Just a couple weeks ago, the New York Times and Twitter domains were hacked—and not through a DoS (Denial-of-Service) attack or network port sniffing.
The Syrian Electronic Army (SEA) is taking credit for the attack, and they carried it out through targeting phishing emails. They obtained usernames and passwords from employees of Melbourne IT, who is the registrar for NYTimes.com and Twitter.com and used that information to access the registrar system and make fraudulent changes to the DNS for NYT and Twitter, pointing their site to another server. And then, just to rub salt in the wound, they taunted everyone with their Syrian logo and a pretty sarcastic message – “Hacked by SEA, Your servers security is very weak.”

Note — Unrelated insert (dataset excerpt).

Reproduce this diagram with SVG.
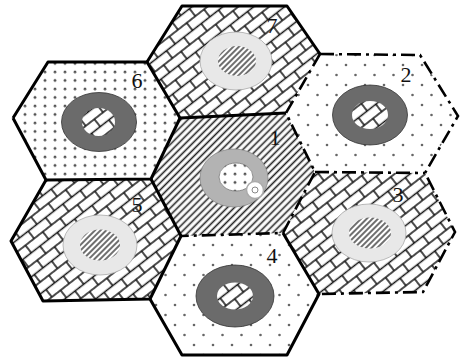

Now, in this case, it looks like nothing was stolen. Whatever their motive, the culprits seem more interested in belittling the company than in damaging the company or stealing identities (so far). But the lesson here is the same: be very aware of who you trust with your private information. Even if you secure your local data well, you may store information on servers or cloud services that are managed by untrustworthy people.
You cannot trust your secure information to companies that do not take security very seriously. If hackers can infiltrate your hosting company or your online cloud storage company or your domain registrar or even your photo storage service, then they are just as exposed as if you personally used poor security methods.